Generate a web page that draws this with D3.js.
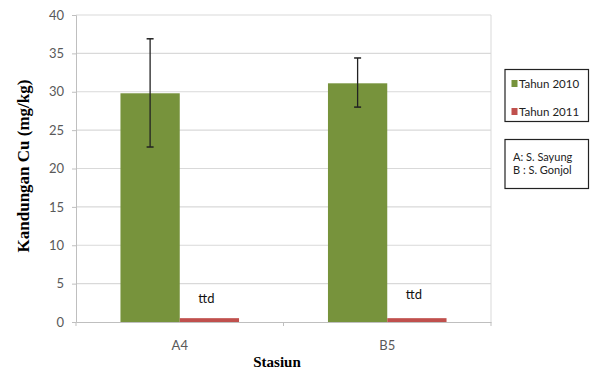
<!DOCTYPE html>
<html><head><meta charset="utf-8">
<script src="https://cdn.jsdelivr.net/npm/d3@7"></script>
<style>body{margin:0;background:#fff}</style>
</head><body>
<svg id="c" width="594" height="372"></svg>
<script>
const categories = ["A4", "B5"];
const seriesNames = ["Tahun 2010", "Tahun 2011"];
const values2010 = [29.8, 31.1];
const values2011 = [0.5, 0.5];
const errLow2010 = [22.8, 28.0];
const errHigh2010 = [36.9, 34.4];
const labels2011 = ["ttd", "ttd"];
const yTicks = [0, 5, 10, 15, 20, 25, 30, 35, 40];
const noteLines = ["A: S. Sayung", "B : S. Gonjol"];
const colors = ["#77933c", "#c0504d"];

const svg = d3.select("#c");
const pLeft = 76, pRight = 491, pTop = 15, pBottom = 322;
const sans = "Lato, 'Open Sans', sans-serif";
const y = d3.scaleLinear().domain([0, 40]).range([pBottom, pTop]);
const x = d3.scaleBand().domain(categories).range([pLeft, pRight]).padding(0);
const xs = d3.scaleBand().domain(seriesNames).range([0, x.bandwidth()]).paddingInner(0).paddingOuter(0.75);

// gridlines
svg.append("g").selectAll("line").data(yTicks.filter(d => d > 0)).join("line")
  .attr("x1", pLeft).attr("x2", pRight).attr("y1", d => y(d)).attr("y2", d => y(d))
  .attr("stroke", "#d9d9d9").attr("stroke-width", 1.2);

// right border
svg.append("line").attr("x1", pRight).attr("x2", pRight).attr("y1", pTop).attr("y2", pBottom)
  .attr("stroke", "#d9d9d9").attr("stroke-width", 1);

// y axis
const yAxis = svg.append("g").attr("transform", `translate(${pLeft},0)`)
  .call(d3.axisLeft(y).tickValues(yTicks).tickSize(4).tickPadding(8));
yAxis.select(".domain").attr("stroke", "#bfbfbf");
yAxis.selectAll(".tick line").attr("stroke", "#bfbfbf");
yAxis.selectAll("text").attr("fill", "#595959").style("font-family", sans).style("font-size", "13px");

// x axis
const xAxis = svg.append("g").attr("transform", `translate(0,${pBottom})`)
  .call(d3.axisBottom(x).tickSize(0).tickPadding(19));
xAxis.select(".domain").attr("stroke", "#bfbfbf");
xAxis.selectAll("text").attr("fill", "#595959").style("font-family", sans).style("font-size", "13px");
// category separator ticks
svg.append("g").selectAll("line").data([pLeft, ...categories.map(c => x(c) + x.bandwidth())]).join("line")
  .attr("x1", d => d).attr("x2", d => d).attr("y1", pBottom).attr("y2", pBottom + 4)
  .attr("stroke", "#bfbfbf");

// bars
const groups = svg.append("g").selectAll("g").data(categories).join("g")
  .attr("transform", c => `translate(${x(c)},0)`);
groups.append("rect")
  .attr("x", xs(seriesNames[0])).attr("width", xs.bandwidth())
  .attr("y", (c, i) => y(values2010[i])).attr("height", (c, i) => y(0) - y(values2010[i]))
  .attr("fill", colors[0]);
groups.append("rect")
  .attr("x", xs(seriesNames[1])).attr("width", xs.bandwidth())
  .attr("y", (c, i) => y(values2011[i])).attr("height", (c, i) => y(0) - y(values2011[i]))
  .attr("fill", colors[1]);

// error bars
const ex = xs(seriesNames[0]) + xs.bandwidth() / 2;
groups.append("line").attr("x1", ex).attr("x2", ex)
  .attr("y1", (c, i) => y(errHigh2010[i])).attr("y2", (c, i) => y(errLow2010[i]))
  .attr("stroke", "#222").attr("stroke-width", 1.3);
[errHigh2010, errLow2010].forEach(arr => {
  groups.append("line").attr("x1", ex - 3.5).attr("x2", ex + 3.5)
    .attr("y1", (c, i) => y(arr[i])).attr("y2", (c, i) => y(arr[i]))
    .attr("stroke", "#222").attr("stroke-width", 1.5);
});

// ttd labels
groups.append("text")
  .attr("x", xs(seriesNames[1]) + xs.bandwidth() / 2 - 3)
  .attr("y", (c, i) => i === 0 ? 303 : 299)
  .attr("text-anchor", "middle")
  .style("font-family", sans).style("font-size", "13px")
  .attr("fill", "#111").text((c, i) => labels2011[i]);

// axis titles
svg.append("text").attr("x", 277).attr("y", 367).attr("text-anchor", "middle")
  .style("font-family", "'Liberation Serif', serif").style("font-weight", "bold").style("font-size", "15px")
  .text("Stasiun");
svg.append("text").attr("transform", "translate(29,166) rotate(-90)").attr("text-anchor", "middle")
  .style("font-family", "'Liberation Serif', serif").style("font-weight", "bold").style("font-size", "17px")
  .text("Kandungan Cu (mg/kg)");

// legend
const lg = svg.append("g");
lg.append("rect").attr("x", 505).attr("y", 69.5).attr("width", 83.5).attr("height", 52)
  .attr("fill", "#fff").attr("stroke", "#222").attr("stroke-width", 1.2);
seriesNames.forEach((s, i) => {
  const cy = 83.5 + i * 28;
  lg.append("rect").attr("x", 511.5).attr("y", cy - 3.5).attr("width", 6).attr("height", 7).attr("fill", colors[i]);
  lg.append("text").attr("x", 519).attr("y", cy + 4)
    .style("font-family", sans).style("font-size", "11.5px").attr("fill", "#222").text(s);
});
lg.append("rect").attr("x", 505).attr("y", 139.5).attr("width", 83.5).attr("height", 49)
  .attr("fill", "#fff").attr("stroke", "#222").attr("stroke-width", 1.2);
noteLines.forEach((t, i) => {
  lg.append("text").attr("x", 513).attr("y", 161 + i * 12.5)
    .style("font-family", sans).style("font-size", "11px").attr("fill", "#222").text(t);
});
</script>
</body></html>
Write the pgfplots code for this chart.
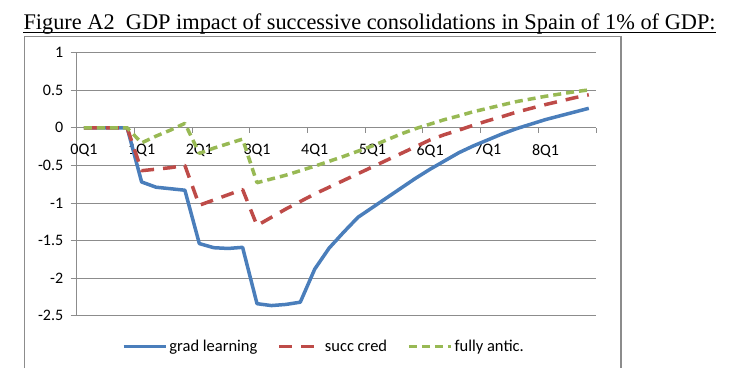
....
Reproduce the data word for word, excluding its pictures.

Generate a web page that draws this with D3.js.
<!DOCTYPE html>
<html><head><meta charset="utf-8">
<script src="https://cdn.jsdelivr.net/npm/d3@7"></script>
<style>body{margin:0;background:#fff}</style>
</head><body>
<svg id="c" width="594" height="372"></svg>
<script>
const categories = ["A4", "B5"];
const seriesNames = ["Tahun 2010", "Tahun 2011"];
const values2010 = [29.8, 31.1];
const values2011 = [0.5, 0.5];
const errLow2010 = [22.8, 28.0];
const errHigh2010 = [36.9, 34.4];
const labels2011 = ["ttd", "ttd"];
const yTicks = [0, 5, 10, 15, 20, 25, 30, 35, 40];
const noteLines = ["A: S. Sayung", "B : S. Gonjol"];
const colors = ["#77933c", "#c0504d"];

const svg = d3.select("#c");
const pLeft = 76, pRight = 491, pTop = 15, pBottom = 322;
const sans = "Lato, 'Open Sans', sans-serif";
const y = d3.scaleLinear().domain([0, 40]).range([pBottom, pTop]);
const x = d3.scaleBand().domain(categories).range([pLeft, pRight]).padding(0);
const xs = d3.scaleBand().domain(seriesNames).range([0, x.bandwidth()]).paddingInner(0).paddingOuter(0.75);

// gridlines
svg.append("g").selectAll("line").data(yTicks.filter(d => d > 0)).join("line")
  .attr("x1", pLeft).attr("x2", pRight).attr("y1", d => y(d)).attr("y2", d => y(d))
  .attr("stroke", "#d9d9d9").attr("stroke-width", 1.2);

// right border
svg.append("line").attr("x1", pRight).attr("x2", pRight).attr("y1", pTop).attr("y2", pBottom)
  .attr("stroke", "#d9d9d9").attr("stroke-width", 1);

// y axis
const yAxis = svg.append("g").attr("transform", `translate(${pLeft},0)`)
  .call(d3.axisLeft(y).tickValues(yTicks).tickSize(4).tickPadding(8));
yAxis.select(".domain").attr("stroke", "#bfbfbf");
yAxis.selectAll(".tick line").attr("stroke", "#bfbfbf");
yAxis.selectAll("text").attr("fill", "#595959").style("font-family", sans).style("font-size", "13px");

// x axis
const xAxis = svg.append("g").attr("transform", `translate(0,${pBottom})`)
  .call(d3.axisBottom(x).tickSize(0).tickPadding(19));
xAxis.select(".domain").attr("stroke", "#bfbfbf");
xAxis.selectAll("text").attr("fill", "#595959").style("font-family", sans).style("font-size", "13px");
// category separator ticks
svg.append("g").selectAll("line").data([pLeft, ...categories.map(c => x(c) + x.bandwidth())]).join("line")
  .attr("x1", d => d).attr("x2", d => d).attr("y1", pBottom).attr("y2", pBottom + 4)
  .attr("stroke", "#bfbfbf");

// bars
const groups = svg.append("g").selectAll("g").data(categories).join("g")
  .attr("transform", c => `translate(${x(c)},0)`);
groups.append("rect")
  .attr("x", xs(seriesNames[0])).attr("width", xs.bandwidth())
  .attr("y", (c, i) => y(values2010[i])).attr("height", (c, i) => y(0) - y(values2010[i]))
  .attr("fill", colors[0]);
groups.append("rect")
  .attr("x", xs(seriesNames[1])).attr("width", xs.bandwidth())
  .attr("y", (c, i) => y(values2011[i])).attr("height", (c, i) => y(0) - y(values2011[i]))
  .attr("fill", colors[1]);

// error bars
const ex = xs(seriesNames[0]) + xs.bandwidth() / 2;
groups.append("line").attr("x1", ex).attr("x2", ex)
  .attr("y1", (c, i) => y(errHigh2010[i])).attr("y2", (c, i) => y(errLow2010[i]))
  .attr("stroke", "#222").attr("stroke-width", 1.3);
[errHigh2010, errLow2010].forEach(arr => {
  groups.append("line").attr("x1", ex - 3.5).attr("x2", ex + 3.5)
    .attr("y1", (c, i) => y(arr[i])).attr("y2", (c, i) => y(arr[i]))
    .attr("stroke", "#222").attr("stroke-width", 1.5);
});

// ttd labels
groups.append("text")
  .attr("x", xs(seriesNames[1]) + xs.bandwidth() / 2 - 3)
  .attr("y", (c, i) => i === 0 ? 303 : 299)
  .attr("text-anchor", "middle")
  .style("font-family", sans).style("font-size", "13px")
  .attr("fill", "#111").text((c, i) => labels2011[i]);

// axis titles
svg.append("text").attr("x", 277).attr("y", 367).attr("text-anchor", "middle")
  .style("font-family", "'Liberation Serif', serif").style("font-weight", "bold").style("font-size", "15px")
  .text("Stasiun");
svg.append("text").attr("transform", "translate(29,166) rotate(-90)").attr("text-anchor", "middle")
  .style("font-family", "'Liberation Serif', serif").style("font-weight", "bold").style("font-size", "17px")
  .text("Kandungan Cu (mg/kg)");

// legend
const lg = svg.append("g");
lg.append("rect").attr("x", 505).attr("y", 69.5).attr("width", 83.5).attr("height", 52)
  .attr("fill", "#fff").attr("stroke", "#222").attr("stroke-width", 1.2);
seriesNames.forEach((s, i) => {
  const cy = 83.5 + i * 28;
  lg.append("rect").attr("x", 511.5).attr("y", cy - 3.5).attr("width", 6).attr("height", 7).attr("fill", colors[i]);
  lg.append("text").attr("x", 519).attr("y", cy + 4)
    .style("font-family", sans).style("font-size", "11.5px").attr("fill", "#222").text(s);
});
lg.append("rect").attr("x", 505).attr("y", 139.5).attr("width", 83.5).attr("height", 49)
  .attr("fill", "#fff").attr("stroke", "#222").attr("stroke-width", 1.2);
noteLines.forEach((t, i) => {
  lg.append("text").attr("x", 513).attr("y", 161 + i * 12.5)
    .style("font-family", sans).style("font-size", "11px").attr("fill", "#222").text(t);
});
</script>
</body></html>
Write the pgfplots code for this chart.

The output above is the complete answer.